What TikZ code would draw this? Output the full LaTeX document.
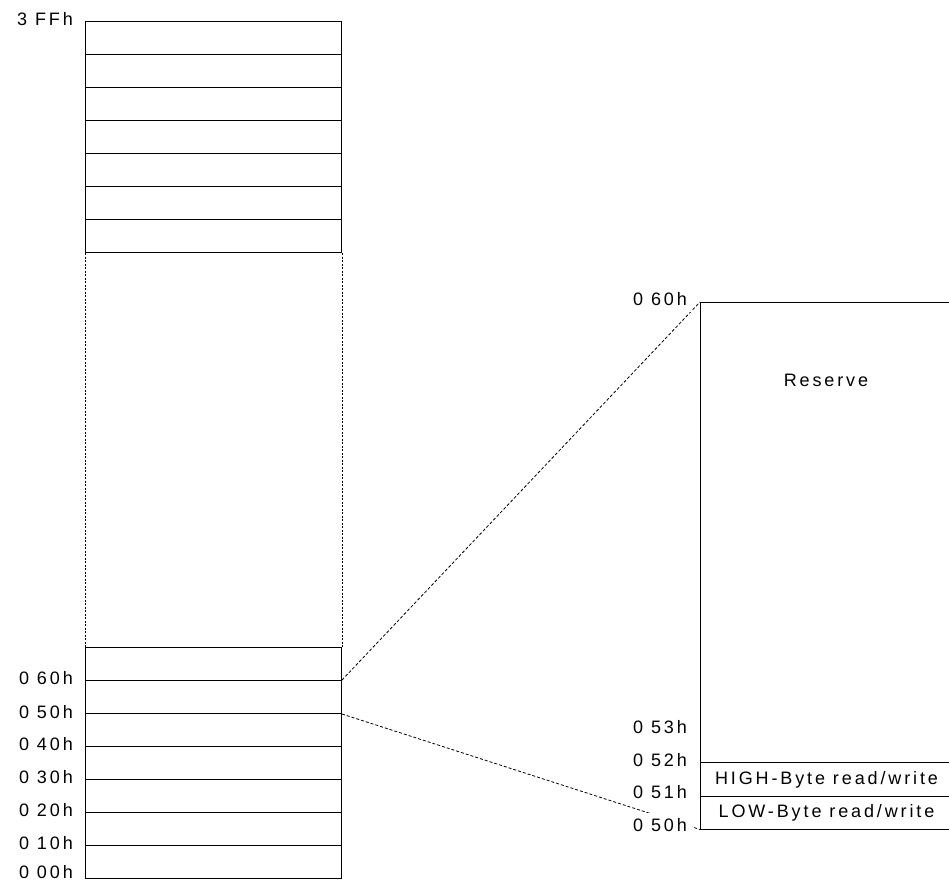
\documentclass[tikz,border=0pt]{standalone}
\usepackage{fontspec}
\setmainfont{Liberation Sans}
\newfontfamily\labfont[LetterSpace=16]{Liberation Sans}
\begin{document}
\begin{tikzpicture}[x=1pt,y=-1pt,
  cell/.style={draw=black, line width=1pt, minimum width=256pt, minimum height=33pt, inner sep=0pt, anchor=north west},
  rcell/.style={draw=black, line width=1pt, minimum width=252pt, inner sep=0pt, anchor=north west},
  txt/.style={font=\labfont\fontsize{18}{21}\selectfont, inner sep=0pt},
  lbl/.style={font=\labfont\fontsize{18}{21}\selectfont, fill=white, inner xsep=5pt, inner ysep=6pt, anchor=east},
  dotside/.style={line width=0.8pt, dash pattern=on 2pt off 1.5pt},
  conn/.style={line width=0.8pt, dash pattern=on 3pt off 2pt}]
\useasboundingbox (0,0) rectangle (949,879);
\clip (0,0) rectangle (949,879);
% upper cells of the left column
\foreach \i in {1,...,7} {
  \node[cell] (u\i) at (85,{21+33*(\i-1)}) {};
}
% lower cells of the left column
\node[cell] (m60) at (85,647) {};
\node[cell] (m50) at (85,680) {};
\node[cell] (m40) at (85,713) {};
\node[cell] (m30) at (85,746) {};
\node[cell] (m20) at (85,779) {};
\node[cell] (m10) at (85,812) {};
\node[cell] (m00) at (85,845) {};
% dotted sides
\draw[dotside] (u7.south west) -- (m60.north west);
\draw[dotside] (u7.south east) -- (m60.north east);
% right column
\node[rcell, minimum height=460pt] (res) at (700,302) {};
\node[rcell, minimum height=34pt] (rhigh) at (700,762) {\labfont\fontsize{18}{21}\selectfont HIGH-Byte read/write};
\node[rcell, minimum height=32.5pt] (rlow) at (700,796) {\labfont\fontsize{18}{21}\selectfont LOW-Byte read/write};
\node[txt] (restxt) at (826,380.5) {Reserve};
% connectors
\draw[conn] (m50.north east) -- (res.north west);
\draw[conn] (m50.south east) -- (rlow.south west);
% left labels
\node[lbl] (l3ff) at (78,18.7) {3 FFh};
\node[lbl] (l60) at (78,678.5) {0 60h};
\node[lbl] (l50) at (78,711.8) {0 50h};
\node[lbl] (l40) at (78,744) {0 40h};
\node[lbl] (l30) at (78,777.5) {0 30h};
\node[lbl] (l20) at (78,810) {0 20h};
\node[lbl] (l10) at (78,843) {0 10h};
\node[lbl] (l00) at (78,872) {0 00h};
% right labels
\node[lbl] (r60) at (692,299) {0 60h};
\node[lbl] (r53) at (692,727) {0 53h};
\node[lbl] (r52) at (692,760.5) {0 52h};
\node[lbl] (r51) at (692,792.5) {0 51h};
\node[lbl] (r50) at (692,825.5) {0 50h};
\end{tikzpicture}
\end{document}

_TASK REQUIREMENTS_.
Drop the images and repeat the data exactly.

_FULL OUTPUT_.
What TikZ code would draw this? Output the full LaTeX document.
\documentclass[tikz,border=0pt]{standalone}
\usepackage{fontspec}
\setmainfont{Liberation Sans}
\newfontfamily\labfont[LetterSpace=16]{Liberation Sans}
\begin{document}
\begin{tikzpicture}[x=1pt,y=-1pt,
  cell/.style={draw=black, line width=1pt, minimum width=256pt, minimum height=33pt, inner sep=0pt, anchor=north west},
  rcell/.style={draw=black, line width=1pt, minimum width=252pt, inner sep=0pt, anchor=north west},
  txt/.style={font=\labfont\fontsize{18}{21}\selectfont, inner sep=0pt},
  lbl/.style={font=\labfont\fontsize{18}{21}\selectfont, fill=white, inner xsep=5pt, inner ysep=6pt, anchor=east},
  dotside/.style={line width=0.8pt, dash pattern=on 2pt off 1.5pt},
  conn/.style={line width=0.8pt, dash pattern=on 3pt off 2pt}]
\useasboundingbox (0,0) rectangle (949,879);
\clip (0,0) rectangle (949,879);
% upper cells of the left column
\foreach \i in {1,...,7} {
  \node[cell] (u\i) at (85,{21+33*(\i-1)}) {};
}
% lower cells of the left column
\node[cell] (m60) at (85,647) {};
\node[cell] (m50) at (85,680) {};
\node[cell] (m40) at (85,713) {};
\node[cell] (m30) at (85,746) {};
\node[cell] (m20) at (85,779) {};
\node[cell] (m10) at (85,812) {};
\node[cell] (m00) at (85,845) {};
% dotted sides
\draw[dotside] (u7.south west) -- (m60.north west);
\draw[dotside] (u7.south east) -- (m60.north east);
% right column
\node[rcell, minimum height=460pt] (res) at (700,302) {};
\node[rcell, minimum height=34pt] (rhigh) at (700,762) {\labfont\fontsize{18}{21}\selectfont HIGH-Byte read/write};
\node[rcell, minimum height=32.5pt] (rlow) at (700,796) {\labfont\fontsize{18}{21}\selectfont LOW-Byte read/write};
\node[txt] (restxt) at (826,380.5) {Reserve};
% connectors
\draw[conn] (m50.north east) -- (res.north west);
\draw[conn] (m50.south east) -- (rlow.south west);
% left labels
\node[lbl] (l3ff) at (78,18.7) {3 FFh};
\node[lbl] (l60) at (78,678.5) {0 60h};
\node[lbl] (l50) at (78,711.8) {0 50h};
\node[lbl] (l40) at (78,744) {0 40h};
\node[lbl] (l30) at (78,777.5) {0 30h};
\node[lbl] (l20) at (78,810) {0 20h};
\node[lbl] (l10) at (78,843) {0 10h};
\node[lbl] (l00) at (78,872) {0 00h};
% right labels
\node[lbl] (r60) at (692,299) {0 60h};
\node[lbl] (r53) at (692,727) {0 53h};
\node[lbl] (r52) at (692,760.5) {0 52h};
\node[lbl] (r51) at (692,792.5) {0 51h};
\node[lbl] (r50) at (692,825.5) {0 50h};
\end{tikzpicture}
\end{document}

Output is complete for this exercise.